Winter is quickly approaching and that means we will soon find ourselves in another series of battles against the illnesses that come with it.
While the cold weather creates a threat of sickness for everyone, college students, especially those living in residence halls, are particularly vulnerable to it.
That is why it is very important for students to take the necessary precautions to stay healthy. It is important not only for the student personally, but for the students around him or her as well.
Sickness spreads quickly around a college and can be detrimental to a student’s academic performance if it becomes severe enough.
One key way to protect oneself against a serious illness is to get an influenza vaccine.
This is an important shot for all students to get, but is overlooked by most.
Many students group the flu in with the common cold and don’t think much of it. But influenza is a much more serious illness that not only leaves a person feeling sick longer, but can lead to more serious problems like pneumonia.
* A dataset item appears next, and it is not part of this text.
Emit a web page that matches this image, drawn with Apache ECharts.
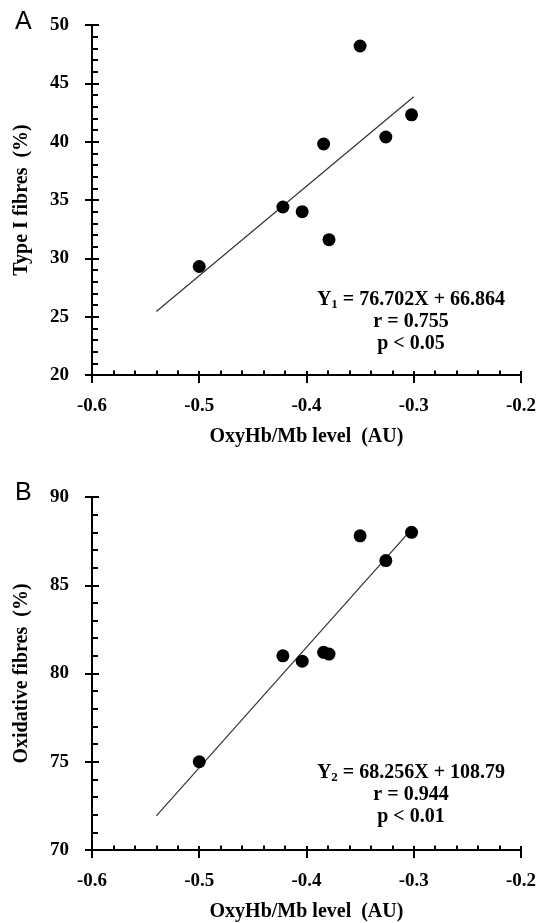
<!DOCTYPE html>
<html><head><meta charset="utf-8">
<script src="https://cdn.jsdelivr.net/npm/echarts@6/dist/echarts.min.js"></script>
<style>html,body{margin:0;padding:0;background:#fff}#c{width:539px;height:923px}</style>
</head><body><div id="c"></div>
<script>
// ---- data ----
const xTickLabels = ['-0.6', '-0.5', '-0.4', '-0.3', '-0.2'];
const yTicksA = [20, 25, 30, 35, 40, 45, 50];
const yTicksB = [70, 75, 80, 85, 90];

const oxyA = [-0.5, -0.422, -0.404, -0.384, -0.379, -0.35, -0.326, -0.302];
const typeI = [29.3, 34.4, 34.0, 39.8, 31.6, 48.2, 40.4, 42.3];
const fitAx = [-0.54, -0.3];
const fitAy = [25.44, 43.85];

const oxyB = [-0.5, -0.422, -0.404, -0.384, -0.379, -0.35, -0.326, -0.302];
const oxid = [75.0, 81.0, 80.7, 81.2, 81.1, 87.8, 86.4, 88.0];
const fitBx = [-0.54, -0.3];
const fitBy = [71.93, 88.31];

const eqA = ['Y', '1', ' = 76.702X + 66.864', 'r = 0.755', 'p < 0.05'];
const eqB = ['Y', '2', ' = 68.256X + 108.79', 'r = 0.944', 'p < 0.01'];

// ---- chart ----
const SERIF = "'Liberation Serif', 'Times New Roman', serif";
const SANS = "'Liberation Sans', Arial, sans-serif";
const black = '#000';
const xMin = parseFloat(xTickLabels[0]), xMax = parseFloat(xTickLabels[xTickLabels.length - 1]);

function mainX(g, name) {
  return {
    gridIndex: g, type: 'value', min: xMin, max: xMax, interval: 0.1, position: 'bottom',
    axisLine: {show: true, onZero: false, lineStyle: {color: black, width: 2}},
    axisTick: {show: true, inside: false, length: 8, lineStyle: {color: black, width: 2}},
    minorTick: {show: false}, splitLine: {show: false},
    axisLabel: {show: true, margin: 22, color: black, fontFamily: SERIF, fontWeight: 'bold', fontSize: 19,
      showMinLabel: true, showMaxLabel: true, formatter: v => v.toFixed(1)},
    name: name, nameLocation: 'middle', nameGap: 52,
    nameTextStyle: {color: black, fontFamily: SERIF, fontWeight: 'bold', fontSize: 20}
  };
}
function overX(g) {
  return {
    gridIndex: g, type: 'value', min: xMin, max: xMax, interval: 0.1, position: 'bottom',
    axisLine: {show: false, onZero: false},
    axisTick: {show: true, inside: true, length: 4, lineStyle: {color: black, width: 2}},
    minorTick: {show: true, splitNumber: 5, length: 4.5, lineStyle: {color: black, width: 2}},
    axisLabel: {show: false}, splitLine: {show: false}
  };
}
function mainY(g, ticks, name) {
  return {
    gridIndex: g, type: 'value', min: ticks[0], max: ticks[ticks.length - 1], interval: 5, position: 'left',
    axisLine: {show: true, onZero: false, lineStyle: {color: black, width: 2}},
    axisTick: {show: true, inside: false, length: 7, lineStyle: {color: black, width: 2}},
    minorTick: {show: false}, splitLine: {show: false},
    axisLabel: {show: true, margin: 23, color: black, fontFamily: SERIF, fontWeight: 'bold', fontSize: 19,
      showMinLabel: true, showMaxLabel: true},
    name: name, nameLocation: 'middle', nameGap: 60, nameRotate: 90,
    nameTextStyle: {color: black, fontFamily: SERIF, fontWeight: 'bold', fontSize: 20}
  };
}
function overY(g, ticks) {
  return {
    gridIndex: g, type: 'value', min: ticks[0], max: ticks[ticks.length - 1], interval: 5, position: 'left',
    axisLine: {show: false, onZero: false},
    axisTick: {show: true, inside: true, length: 7, lineStyle: {color: black, width: 2}},
    minorTick: {show: true, splitNumber: 5, length: 6, lineStyle: {color: black, width: 2}},
    axisLabel: {show: false}, splitLine: {show: false}
  };
}
function zip(a, b) { return a.map((v, i) => [v, b[i]]); }

function eqText(eq, cx, cy) {
  return {
    type: 'text', x: cx, y: cy, z: 10,
    style: {
      text: '{m|' + eq[0] + '}{s|' + eq[1] + '}{m|' + eq[2] + '}\n{m|' + eq[3] + '}\n{m|' + eq[4] + '}',
      align: 'center', verticalAlign: 'middle', fill: black,
      rich: {
        m: {fontFamily: SERIF, fontWeight: 'bold', fontSize: 20, lineHeight: 22, fill: black, verticalAlign: 'middle'},
        s: {fontFamily: SERIF, fontWeight: 'bold', fontSize: 13, lineHeight: 12, fill: black, verticalAlign: 'bottom'}
      }
    }
  };
}

const option = {
  animation: false,
  backgroundColor: '#fff',
  grid: [
    {left: 92, top: 25, width: 432, height: 350, containLabel: false},
    {left: 92, top: 497, width: 432, height: 354, containLabel: false}
  ],
  xAxis: [mainX(0, 'OxyHb/Mb level  (AU)'), overX(0), mainX(1, 'OxyHb/Mb level  (AU)'), overX(1)],
  yAxis: [mainY(0, yTicksA, 'Type I fibres  (%)'), overY(0, yTicksA), mainY(1, yTicksB, 'Oxidative fibres  (%)'), overY(1, yTicksB)],
  series: [
    {type: 'line', xAxisIndex: 0, yAxisIndex: 0, data: zip(fitAx, fitAy), symbol: 'none', z: 1,
      lineStyle: {color: '#333', width: 1.2}},
    {type: 'scatter', xAxisIndex: 0, yAxisIndex: 0, data: zip(oxyA, typeI), symbolSize: 13, z: 2,
      itemStyle: {color: black, opacity: 1}},
    {type: 'line', xAxisIndex: 2, yAxisIndex: 2, data: zip(fitBx, fitBy), symbol: 'none', z: 1,
      lineStyle: {color: '#333', width: 1.2}},
    {type: 'scatter', xAxisIndex: 2, yAxisIndex: 2, data: zip(oxyB, oxid), symbolSize: 13, z: 2,
      itemStyle: {color: black, opacity: 1}}
  ],
  graphic: [
    {type: 'text', x: 15, y: 22, style: {text: 'A', fontFamily: SANS, fontSize: 25, fill: black, verticalAlign: 'middle'}},
    {type: 'text', x: 15, y: 493, style: {text: 'B', fontFamily: SANS, fontSize: 25, fill: black, verticalAlign: 'middle'}},
    eqText(eqA, 411, 322),
    eqText(eqB, 411, 795)
  ]
};
const chart = echarts.init(document.getElementById('c'), null, {renderer: 'canvas'});
chart.setOption(option);
</script>
</body></html>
Fighting off a cold is hard, but fighting off the flu is even harder.
Now, many people are cautious of flu shots, fearing some sort of nasty side affect. But the threat from the flu is far more dangerous than the threats of any side affects.
There is little evidence to support that flu shots truly warrant any cause for concern other than that a person’s arm might be a little sore after the injection or that a person might feel a little drained.
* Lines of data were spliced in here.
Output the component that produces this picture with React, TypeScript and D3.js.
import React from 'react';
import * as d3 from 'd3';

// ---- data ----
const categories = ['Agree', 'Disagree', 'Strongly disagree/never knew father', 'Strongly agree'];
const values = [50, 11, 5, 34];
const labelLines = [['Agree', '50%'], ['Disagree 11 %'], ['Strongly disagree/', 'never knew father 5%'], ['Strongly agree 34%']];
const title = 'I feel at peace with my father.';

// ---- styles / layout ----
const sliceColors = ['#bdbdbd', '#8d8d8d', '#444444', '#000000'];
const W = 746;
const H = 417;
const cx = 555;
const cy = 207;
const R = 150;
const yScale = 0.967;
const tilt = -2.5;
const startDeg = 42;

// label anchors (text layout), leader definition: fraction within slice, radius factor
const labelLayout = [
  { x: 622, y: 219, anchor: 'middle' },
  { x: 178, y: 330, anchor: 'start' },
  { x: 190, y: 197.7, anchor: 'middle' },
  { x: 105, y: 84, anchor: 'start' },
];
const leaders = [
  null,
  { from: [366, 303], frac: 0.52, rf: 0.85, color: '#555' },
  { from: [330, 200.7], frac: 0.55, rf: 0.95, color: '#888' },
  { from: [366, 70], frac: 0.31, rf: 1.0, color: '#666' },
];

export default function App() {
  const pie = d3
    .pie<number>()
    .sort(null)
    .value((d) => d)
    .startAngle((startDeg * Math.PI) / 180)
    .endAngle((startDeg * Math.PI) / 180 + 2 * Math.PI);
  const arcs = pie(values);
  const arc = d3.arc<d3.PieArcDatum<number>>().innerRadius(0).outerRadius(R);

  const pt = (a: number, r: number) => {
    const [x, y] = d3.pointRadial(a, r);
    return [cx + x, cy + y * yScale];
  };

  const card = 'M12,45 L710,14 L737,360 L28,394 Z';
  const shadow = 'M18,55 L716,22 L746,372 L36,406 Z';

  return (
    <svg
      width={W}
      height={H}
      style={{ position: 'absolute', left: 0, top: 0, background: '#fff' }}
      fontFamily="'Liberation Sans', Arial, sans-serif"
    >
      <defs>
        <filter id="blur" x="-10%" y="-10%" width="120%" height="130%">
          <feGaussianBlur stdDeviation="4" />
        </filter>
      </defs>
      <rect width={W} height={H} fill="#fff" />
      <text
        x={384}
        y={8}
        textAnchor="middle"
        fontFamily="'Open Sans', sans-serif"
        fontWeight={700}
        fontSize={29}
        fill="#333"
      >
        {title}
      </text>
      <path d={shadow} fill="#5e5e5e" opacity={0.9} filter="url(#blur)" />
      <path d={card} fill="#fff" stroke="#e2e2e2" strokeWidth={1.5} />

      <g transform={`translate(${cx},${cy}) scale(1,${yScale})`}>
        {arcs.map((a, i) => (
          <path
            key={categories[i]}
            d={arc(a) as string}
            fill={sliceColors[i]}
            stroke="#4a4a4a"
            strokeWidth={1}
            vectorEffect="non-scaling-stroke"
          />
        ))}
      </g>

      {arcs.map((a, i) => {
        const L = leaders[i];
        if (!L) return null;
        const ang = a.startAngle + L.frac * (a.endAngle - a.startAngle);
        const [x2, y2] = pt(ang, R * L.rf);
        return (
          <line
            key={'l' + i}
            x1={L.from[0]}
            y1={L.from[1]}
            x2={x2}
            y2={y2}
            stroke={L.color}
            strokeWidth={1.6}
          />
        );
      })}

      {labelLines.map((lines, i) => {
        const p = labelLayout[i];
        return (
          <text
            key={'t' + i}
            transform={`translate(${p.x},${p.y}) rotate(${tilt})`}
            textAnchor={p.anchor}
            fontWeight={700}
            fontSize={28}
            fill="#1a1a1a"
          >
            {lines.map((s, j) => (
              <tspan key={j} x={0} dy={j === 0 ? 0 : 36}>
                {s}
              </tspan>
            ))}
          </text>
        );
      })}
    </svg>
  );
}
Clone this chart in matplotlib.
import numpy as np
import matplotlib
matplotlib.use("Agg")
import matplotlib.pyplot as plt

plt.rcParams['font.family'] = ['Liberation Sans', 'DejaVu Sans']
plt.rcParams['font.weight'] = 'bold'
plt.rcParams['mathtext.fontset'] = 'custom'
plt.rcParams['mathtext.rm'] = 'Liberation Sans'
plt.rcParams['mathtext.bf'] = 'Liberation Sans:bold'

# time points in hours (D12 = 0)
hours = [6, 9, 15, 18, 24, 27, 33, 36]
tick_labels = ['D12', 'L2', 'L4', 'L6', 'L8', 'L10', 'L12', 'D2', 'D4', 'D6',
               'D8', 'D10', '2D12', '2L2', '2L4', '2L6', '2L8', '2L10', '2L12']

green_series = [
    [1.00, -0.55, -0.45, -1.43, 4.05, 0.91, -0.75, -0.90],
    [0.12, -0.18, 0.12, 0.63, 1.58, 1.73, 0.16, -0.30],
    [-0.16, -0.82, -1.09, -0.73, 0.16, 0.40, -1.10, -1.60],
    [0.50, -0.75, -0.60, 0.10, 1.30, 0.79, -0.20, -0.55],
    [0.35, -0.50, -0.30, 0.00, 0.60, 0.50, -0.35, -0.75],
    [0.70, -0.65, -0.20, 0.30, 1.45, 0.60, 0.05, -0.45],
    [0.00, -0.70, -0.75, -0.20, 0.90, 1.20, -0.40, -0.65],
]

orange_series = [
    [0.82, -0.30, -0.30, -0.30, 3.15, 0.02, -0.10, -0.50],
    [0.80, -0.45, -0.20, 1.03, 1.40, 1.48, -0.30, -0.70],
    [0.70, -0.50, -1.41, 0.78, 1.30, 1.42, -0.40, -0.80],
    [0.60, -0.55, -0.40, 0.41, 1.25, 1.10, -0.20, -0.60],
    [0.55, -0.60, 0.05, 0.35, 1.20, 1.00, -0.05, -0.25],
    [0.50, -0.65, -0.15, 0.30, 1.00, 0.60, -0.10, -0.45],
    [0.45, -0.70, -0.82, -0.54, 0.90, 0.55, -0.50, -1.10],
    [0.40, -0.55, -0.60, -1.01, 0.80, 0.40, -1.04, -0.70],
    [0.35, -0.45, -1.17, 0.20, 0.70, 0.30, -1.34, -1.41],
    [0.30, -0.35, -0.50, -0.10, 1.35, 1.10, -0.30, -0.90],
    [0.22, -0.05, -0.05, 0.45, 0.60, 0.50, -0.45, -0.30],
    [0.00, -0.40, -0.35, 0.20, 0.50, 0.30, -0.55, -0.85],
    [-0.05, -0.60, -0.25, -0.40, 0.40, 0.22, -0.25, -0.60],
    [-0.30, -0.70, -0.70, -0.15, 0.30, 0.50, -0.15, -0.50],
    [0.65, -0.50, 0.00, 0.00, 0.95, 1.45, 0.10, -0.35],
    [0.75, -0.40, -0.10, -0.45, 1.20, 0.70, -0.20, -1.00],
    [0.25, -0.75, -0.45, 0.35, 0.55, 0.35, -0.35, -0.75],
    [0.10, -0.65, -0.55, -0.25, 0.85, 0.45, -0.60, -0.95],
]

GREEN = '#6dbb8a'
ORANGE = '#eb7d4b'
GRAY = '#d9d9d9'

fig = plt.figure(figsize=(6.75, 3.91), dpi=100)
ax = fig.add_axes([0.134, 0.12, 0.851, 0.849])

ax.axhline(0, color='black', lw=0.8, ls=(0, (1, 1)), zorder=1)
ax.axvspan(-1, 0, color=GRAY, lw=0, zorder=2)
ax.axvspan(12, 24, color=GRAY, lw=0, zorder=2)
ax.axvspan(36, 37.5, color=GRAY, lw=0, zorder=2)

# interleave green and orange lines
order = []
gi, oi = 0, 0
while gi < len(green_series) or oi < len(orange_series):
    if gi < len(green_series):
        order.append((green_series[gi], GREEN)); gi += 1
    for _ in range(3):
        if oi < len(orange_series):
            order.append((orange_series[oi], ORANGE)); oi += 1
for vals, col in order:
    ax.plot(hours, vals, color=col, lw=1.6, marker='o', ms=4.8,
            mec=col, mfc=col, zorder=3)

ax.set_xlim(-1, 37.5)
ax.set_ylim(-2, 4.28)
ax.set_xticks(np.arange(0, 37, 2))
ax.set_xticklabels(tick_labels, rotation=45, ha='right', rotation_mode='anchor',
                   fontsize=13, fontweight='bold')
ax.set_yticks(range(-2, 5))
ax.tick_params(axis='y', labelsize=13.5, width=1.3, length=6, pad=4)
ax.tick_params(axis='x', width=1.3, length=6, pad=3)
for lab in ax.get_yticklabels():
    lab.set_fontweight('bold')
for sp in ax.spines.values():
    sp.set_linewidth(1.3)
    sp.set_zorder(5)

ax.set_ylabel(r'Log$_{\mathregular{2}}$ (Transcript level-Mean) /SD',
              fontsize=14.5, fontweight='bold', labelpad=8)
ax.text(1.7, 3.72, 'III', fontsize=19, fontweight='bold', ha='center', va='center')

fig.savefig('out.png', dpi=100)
But that certainly beats running at a higher risk of becoming sick with the flu that will keep you sick for several days, and that will likely spread to make those around you sick.
A final misconception people have about flu shots is how often they should get one.
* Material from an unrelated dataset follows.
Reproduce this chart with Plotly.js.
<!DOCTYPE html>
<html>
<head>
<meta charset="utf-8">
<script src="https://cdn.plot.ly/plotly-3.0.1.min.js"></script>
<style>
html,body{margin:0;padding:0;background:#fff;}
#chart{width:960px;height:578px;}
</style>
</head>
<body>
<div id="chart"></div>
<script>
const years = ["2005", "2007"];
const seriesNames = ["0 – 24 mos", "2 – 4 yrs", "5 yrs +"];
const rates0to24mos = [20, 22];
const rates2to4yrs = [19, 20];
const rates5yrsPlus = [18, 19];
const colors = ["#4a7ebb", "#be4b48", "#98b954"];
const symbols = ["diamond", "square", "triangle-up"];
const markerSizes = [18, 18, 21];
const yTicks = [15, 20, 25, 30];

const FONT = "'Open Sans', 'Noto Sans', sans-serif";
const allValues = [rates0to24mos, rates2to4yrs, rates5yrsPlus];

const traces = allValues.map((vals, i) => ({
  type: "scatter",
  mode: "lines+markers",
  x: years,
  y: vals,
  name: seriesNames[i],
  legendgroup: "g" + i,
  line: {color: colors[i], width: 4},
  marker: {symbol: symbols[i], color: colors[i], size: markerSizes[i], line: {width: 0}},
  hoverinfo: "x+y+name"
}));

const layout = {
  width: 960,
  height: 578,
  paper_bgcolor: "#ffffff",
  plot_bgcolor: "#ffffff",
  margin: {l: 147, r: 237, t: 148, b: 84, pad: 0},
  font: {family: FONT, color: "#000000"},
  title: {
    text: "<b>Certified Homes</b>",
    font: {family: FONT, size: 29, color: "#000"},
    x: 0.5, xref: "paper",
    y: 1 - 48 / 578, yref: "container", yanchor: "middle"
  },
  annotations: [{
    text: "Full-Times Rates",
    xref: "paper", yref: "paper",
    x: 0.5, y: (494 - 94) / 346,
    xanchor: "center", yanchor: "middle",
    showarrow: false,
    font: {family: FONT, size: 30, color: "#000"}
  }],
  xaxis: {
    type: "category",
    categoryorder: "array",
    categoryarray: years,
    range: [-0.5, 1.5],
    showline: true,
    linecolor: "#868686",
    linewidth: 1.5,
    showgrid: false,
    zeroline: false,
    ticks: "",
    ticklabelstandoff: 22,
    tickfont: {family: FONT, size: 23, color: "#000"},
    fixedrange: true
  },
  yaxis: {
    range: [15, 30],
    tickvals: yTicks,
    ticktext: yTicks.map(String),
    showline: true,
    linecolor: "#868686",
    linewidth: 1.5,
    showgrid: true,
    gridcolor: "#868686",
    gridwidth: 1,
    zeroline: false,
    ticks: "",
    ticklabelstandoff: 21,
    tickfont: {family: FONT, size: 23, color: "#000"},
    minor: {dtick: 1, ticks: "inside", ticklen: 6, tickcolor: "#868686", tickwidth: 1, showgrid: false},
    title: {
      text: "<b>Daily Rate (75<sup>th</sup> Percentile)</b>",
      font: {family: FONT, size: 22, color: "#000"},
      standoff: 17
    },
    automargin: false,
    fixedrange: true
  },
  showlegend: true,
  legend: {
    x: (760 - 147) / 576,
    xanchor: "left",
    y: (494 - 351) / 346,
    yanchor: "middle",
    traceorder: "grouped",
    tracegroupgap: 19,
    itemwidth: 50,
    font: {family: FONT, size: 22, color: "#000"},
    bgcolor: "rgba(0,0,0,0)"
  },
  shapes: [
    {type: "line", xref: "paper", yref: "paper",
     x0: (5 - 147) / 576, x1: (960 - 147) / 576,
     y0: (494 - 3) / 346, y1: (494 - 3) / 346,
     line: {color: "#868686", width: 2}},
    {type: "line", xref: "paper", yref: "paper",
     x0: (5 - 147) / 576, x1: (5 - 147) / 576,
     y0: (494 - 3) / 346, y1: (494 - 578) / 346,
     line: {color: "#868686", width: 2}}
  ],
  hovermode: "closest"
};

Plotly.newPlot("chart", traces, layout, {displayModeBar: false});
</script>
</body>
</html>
Just because you got a flu shot last winter does not mean you should skip out on this season’s shot.
Every year the vaccines are designed to fight different influenza viruses.
So the shot you got last year isn’t going to protect you against the viruses scientists believe will be causing havoc this winter.
While we feel people should certainly be skeptical of what they put into their bodies, there isn’t much behind the fears of a flu shot. The benefits for both yourself and the campus community are certainly worth any risks associated with the vaccine.
It doesn’t take long to stop and get a shot, and it is not expensive either. The half hour it takes to get one will likely save you a week of sore throat, fever, coughing, runny nose, and fatigue. And it can help those around you avoid that as well.
So head down to the health center or a local pharmacy and get a flu shot. It will not only keep you protected this winter but will also help keep SRU a healthier place to live and study.